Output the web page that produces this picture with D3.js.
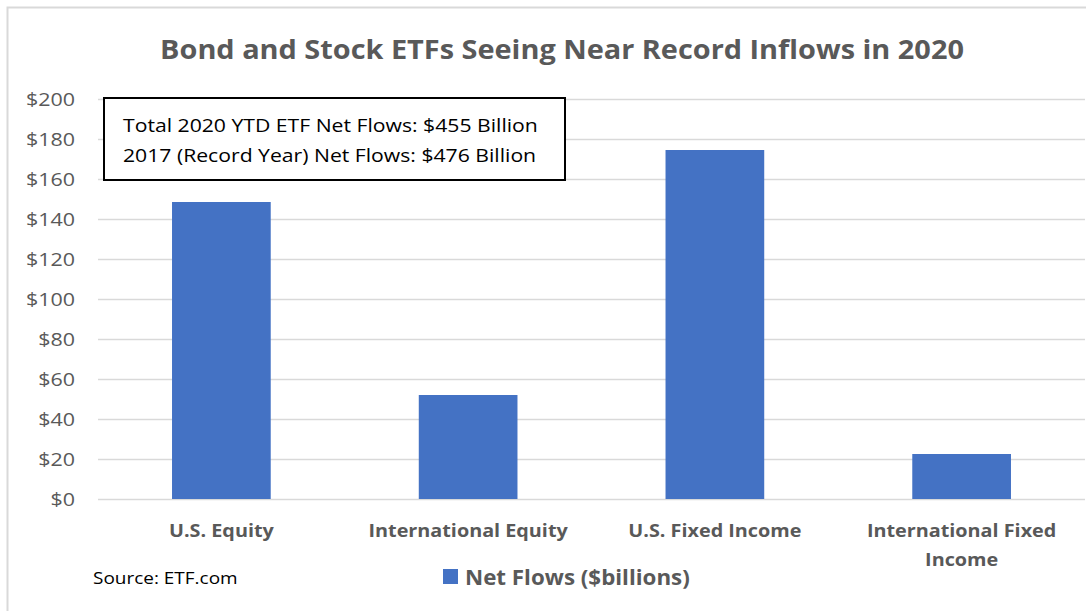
<!DOCTYPE html>
<html>
<head>
<meta charset="utf-8">
<script src="https://cdn.jsdelivr.net/npm/d3@7"></script>
<style>
  html, body { margin: 0; padding: 0; background: #fff; }
  svg { display: block; font-family: "Open Sans", sans-serif; }
</style>
</head>
<body>
<div id="chart"></div>
<script>
// Bond and Stock ETF net flows, 2020 YTD ($billions)
const categories = ['U.S. Equity', 'International Equity', 'U.S. Fixed Income', 'International Fixed Income'];
const netFlows = [148.5, 52, 174.5, 22.5];
const yTicks = [0, 20, 40, 60, 80, 100, 120, 140, 160, 180, 200];
const noteLines = ['Total 2020 YTD ETF Net Flows: $455 Billion', '2017 (Record Year) Net Flows: $476 Billion'];

const W = 1086, H = 611;
const M = { left: 98, right: 1085, top: 99, bottom: 499 };
const GREY = '#595959', BLUE = '#4472c4';

const svg = d3.select('#chart').append('svg').attr('width', W).attr('height', H);

// the source picture is a bit wider than its font; stretch text to match
function stretch(sel, sx) {
  sel.each(function () {
    const t = d3.select(this);
    const tx = +t.attr('x') || 0, ty = +t.attr('y') || 0;
    t.attr('x', 0).attr('y', 0).attr('transform', `translate(${tx},${ty}) scale(${sx},1)`);
    t.selectAll('tspan').attr('x', 0);
  });
}

// chart area border (runs off the right/bottom edge)
svg.append('rect')
  .attr('x', 7.5).attr('y', 7.5).attr('width', W + 10).attr('height', H + 10)
  .attr('fill', 'none').attr('stroke', '#d9d9d9').attr('stroke-width', 2);

const x = d3.scaleBand().domain(categories).range([M.left, M.right]).paddingInner(0.6).paddingOuter(0.3);
const y = d3.scaleLinear().domain([0, 200]).range([M.bottom, M.top]);

// gridlines
svg.append('g')
  .selectAll('line').data(yTicks).join('line')
  .attr('x1', M.left).attr('x2', M.right)
  .attr('y1', d => y(d) + 0.5).attr('y2', d => y(d) + 0.5)
  .attr('stroke', '#d9d9d9').attr('stroke-width', 1.3);

// y axis labels
const yAxis = d3.axisLeft(y).tickValues(yTicks).tickSize(0).tickPadding(0).tickFormat(d => '$' + d);
const yt = svg.append('g').attr('transform', `translate(75,0)`).call(yAxis)
  .call(g => g.select('.domain').remove())
  .selectAll('text')
  .attr('fill', GREY).style('font-size', '18.5px').style('font-family', '"Open Sans", sans-serif').attr('dy', '0.35em');
yt.attr('transform', 'scale(1.16,1)');

// bars
svg.append('g').selectAll('rect').data(categories).join('rect')
  .attr('x', d => x(d)).attr('width', x.bandwidth())
  .attr('y', (d, i) => y(netFlows[i]))
  .attr('height', (d, i) => y(0) - y(netFlows[i]))
  .attr('fill', BLUE);

// x category labels (wrap the long one)
const xl = svg.append('g');
categories.forEach(c => {
  const cx = x(c) + x.bandwidth() / 2;
  const lines = c === 'International Fixed Income' ? ['International Fixed', 'Income'] : [c];
  const t = xl.append('text').attr('x', cx).attr('y', 537)
    .attr('text-anchor', 'middle').attr('fill', GREY)
    .style('font-size', '18px').style('font-weight', 'bold');
  lines.forEach((ln, i) => t.append('tspan').attr('x', cx).attr('dy', i ? 29 : 0).text(ln));
});
stretch(xl.selectAll('text'), 1.1);

// title
svg.append('text').attr('x', 562).attr('y', 59).attr('text-anchor', 'middle')
  .attr('fill', GREY).style('font-size', '27px').style('font-weight', 'bold')
  .text('Bond and Stock ETFs Seeing Near Record Inflows in 2020')
  .call(stretch, 1.07);

// annotation box
svg.append('rect').attr('x', 104).attr('y', 98).attr('width', 461).attr('height', 82)
  .attr('fill', '#fff').attr('stroke', '#000').attr('stroke-width', 2);
noteLines.forEach((t, i) => {
  svg.append('text').attr('x', 123).attr('y', 132 + i * 30)
    .attr('fill', '#000').style('font-size', '18.5px').text(t)
    .call(stretch, 1.145);
});

// source
svg.append('text').attr('x', 93).attr('y', 584).attr('fill', '#000')
  .style('font-size', '16.5px').text('Source: ETF.com')
  .call(stretch, 1.15);

// legend
svg.append('rect').attr('x', 443).attr('y', 569).attr('width', 15).attr('height', 15).attr('fill', BLUE);
svg.append('text').attr('x', 465).attr('y', 585).attr('fill', GREY)
  .style('font-size', '20.5px').style('font-weight', 'bold').text('Net Flows ($billions)')
  .call(stretch, 1.09);
</script>
</body>
</html>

:: Exercise prompt ::
Copy the material above in full and exactly, skipping pictures.

:: Problem solution ::
Output the web page that produces this picture with D3.js.
<!DOCTYPE html>
<html>
<head>
<meta charset="utf-8">
<script src="https://cdn.jsdelivr.net/npm/d3@7"></script>
<style>
  html, body { margin: 0; padding: 0; background: #fff; }
  svg { display: block; font-family: "Open Sans", sans-serif; }
</style>
</head>
<body>
<div id="chart"></div>
<script>
// Bond and Stock ETF net flows, 2020 YTD ($billions)
const categories = ['U.S. Equity', 'International Equity', 'U.S. Fixed Income', 'International Fixed Income'];
const netFlows = [148.5, 52, 174.5, 22.5];
const yTicks = [0, 20, 40, 60, 80, 100, 120, 140, 160, 180, 200];
const noteLines = ['Total 2020 YTD ETF Net Flows: $455 Billion', '2017 (Record Year) Net Flows: $476 Billion'];

const W = 1086, H = 611;
const M = { left: 98, right: 1085, top: 99, bottom: 499 };
const GREY = '#595959', BLUE = '#4472c4';

const svg = d3.select('#chart').append('svg').attr('width', W).attr('height', H);

// the source picture is a bit wider than its font; stretch text to match
function stretch(sel, sx) {
  sel.each(function () {
    const t = d3.select(this);
    const tx = +t.attr('x') || 0, ty = +t.attr('y') || 0;
    t.attr('x', 0).attr('y', 0).attr('transform', `translate(${tx},${ty}) scale(${sx},1)`);
    t.selectAll('tspan').attr('x', 0);
  });
}

// chart area border (runs off the right/bottom edge)
svg.append('rect')
  .attr('x', 7.5).attr('y', 7.5).attr('width', W + 10).attr('height', H + 10)
  .attr('fill', 'none').attr('stroke', '#d9d9d9').attr('stroke-width', 2);

const x = d3.scaleBand().domain(categories).range([M.left, M.right]).paddingInner(0.6).paddingOuter(0.3);
const y = d3.scaleLinear().domain([0, 200]).range([M.bottom, M.top]);

// gridlines
svg.append('g')
  .selectAll('line').data(yTicks).join('line')
  .attr('x1', M.left).attr('x2', M.right)
  .attr('y1', d => y(d) + 0.5).attr('y2', d => y(d) + 0.5)
  .attr('stroke', '#d9d9d9').attr('stroke-width', 1.3);

// y axis labels
const yAxis = d3.axisLeft(y).tickValues(yTicks).tickSize(0).tickPadding(0).tickFormat(d => '$' + d);
const yt = svg.append('g').attr('transform', `translate(75,0)`).call(yAxis)
  .call(g => g.select('.domain').remove())
  .selectAll('text')
  .attr('fill', GREY).style('font-size', '18.5px').style('font-family', '"Open Sans", sans-serif').attr('dy', '0.35em');
yt.attr('transform', 'scale(1.16,1)');

// bars
svg.append('g').selectAll('rect').data(categories).join('rect')
  .attr('x', d => x(d)).attr('width', x.bandwidth())
  .attr('y', (d, i) => y(netFlows[i]))
  .attr('height', (d, i) => y(0) - y(netFlows[i]))
  .attr('fill', BLUE);

// x category labels (wrap the long one)
const xl = svg.append('g');
categories.forEach(c => {
  const cx = x(c) + x.bandwidth() / 2;
  const lines = c === 'International Fixed Income' ? ['International Fixed', 'Income'] : [c];
  const t = xl.append('text').attr('x', cx).attr('y', 537)
    .attr('text-anchor', 'middle').attr('fill', GREY)
    .style('font-size', '18px').style('font-weight', 'bold');
  lines.forEach((ln, i) => t.append('tspan').attr('x', cx).attr('dy', i ? 29 : 0).text(ln));
});
stretch(xl.selectAll('text'), 1.1);

// title
svg.append('text').attr('x', 562).attr('y', 59).attr('text-anchor', 'middle')
  .attr('fill', GREY).style('font-size', '27px').style('font-weight', 'bold')
  .text('Bond and Stock ETFs Seeing Near Record Inflows in 2020')
  .call(stretch, 1.07);

// annotation box
svg.append('rect').attr('x', 104).attr('y', 98).attr('width', 461).attr('height', 82)
  .attr('fill', '#fff').attr('stroke', '#000').attr('stroke-width', 2);
noteLines.forEach((t, i) => {
  svg.append('text').attr('x', 123).attr('y', 132 + i * 30)
    .attr('fill', '#000').style('font-size', '18.5px').text(t)
    .call(stretch, 1.145);
});

// source
svg.append('text').attr('x', 93).attr('y', 584).attr('fill', '#000')
  .style('font-size', '16.5px').text('Source: ETF.com')
  .call(stretch, 1.15);

// legend
svg.append('rect').attr('x', 443).attr('y', 569).attr('width', 15).attr('height', 15).attr('fill', BLUE);
svg.append('text').attr('x', 465).attr('y', 585).attr('fill', GREY)
  .style('font-size', '20.5px').style('font-weight', 'bold').text('Net Flows ($billions)')
  .call(stretch, 1.09);
</script>
</body>
</html>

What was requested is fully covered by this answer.